- Born: Benjamin Emmanuel Ephson Jnr 17 October 1957 (age 68) Accra
- Education: Accra Academy; University of Ghana; University of Maryland;
- Occupation: Journalist
- Notable credits: Africa Magazine; West Africa; Daily Dispatch;
- Website: www.benephson.com

= Ben Ephson =

Ghanaian journalist

Benjamin Emmanuel Ephson (born 17 October 1957) is a Ghanaian journalist and pollster. Ephson is the Managing Editor of the Daily Dispatch newspaper.

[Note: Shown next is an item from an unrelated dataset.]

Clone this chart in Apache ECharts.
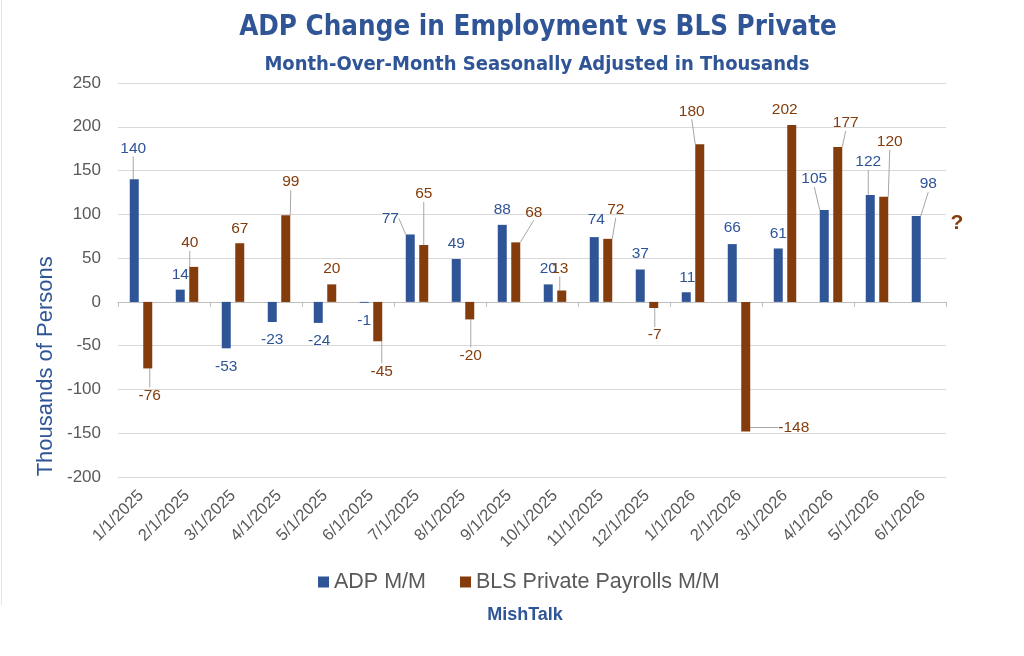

==Early life and education==
Ben Ephson was born in Accra in 1957. He had his secondary education at the Accra Academy and obtained his law degree, LL.B (Hons) from the University of Ghana, Legon in 1981. He won a Ford Foundation Fellowship to study US Foreign Policy at the University of Maryland, College Park. His research paper was entitled 'The Impact of the Print Media on U.S. Foreign Policy Somalia as a case study'.

==Career==
Ben begun his professional career in journalism in 1974, whilst still a student at the Accra Academy. He started reporting for the London-based monthly Africa Magazine. His reports on torture and other forms of human right abuse for the Africa Magazine did not go unnoticed by the then military government in power at the time, the National Redemption Council. Aside the possibility of his arrest, the concern of school authorities realising he was leaving the boarding house without permission to attend press conferences and conduct interviews was another threat he faced. His imminent arrest occurred while a student at the Accra Academy as he recalled how surprised they were to find out the Ben Ephson they expected to see was a teenage school boy rather than a grown man. He spent five months in cell without any visitors. Ben continued to pursue journalism even after receiving his law degree from the University of Ghana in 1981, the year the Limann government was overthrown by the Armed Forces Revolutionary Council (AFRC). Around the period, he was reporting for the weekly West Africa (magazine). He was arrested once again, this time by the AFRC which had then evolved into Provisional National Defence Council (PNDC). At the time of his arrest, his wife was 8-months pregnant and he was released about 4 months after his son was born. He worked with the Africa Magazine from 1974 to 1984 and worked for the West Africa (magazine) from 1982 to 1996. He was the Ghanaian Correspondent for the British Broadcasting Corporation (BBC) between 1986 and 1996 and the Ghanaian Correspondent for the Agence France-Presse (AFP) from 1996 to 2006. He also hosted Ephson's File, a live radio talk show, on Radio Gold in the mid 1990s. He is currently the managing editor of the Daily Dispatch.

Ben is widely regarded as a credible pollster in Ghana. He has credited his polling abilities to the principles of the U.S. election research opinion polling which he had the opportunity to learn while studying at the University of Maryland. Many of his predictions with regards to the presidential elections have been correct or close and for this reason he is a sought after pollster in the country. However, prior to the 2016 general election which resulted in a victory for the National Patriotic Party (NPP) he predicted John Mahama's National Democratic Congress (NDC) to poll 52.4 percent of the votes and Nana Akufo-Addo's National Patriotic Party (NPP) to poll 45.9 percent of the votes.

==Awards==
- Award for 'Human Rights and Excellence' from the US-based National Association of Black Journalists (NABJ).
- Award for 'Commitment and Dedication' from the Ghana Journalists Association (GJA).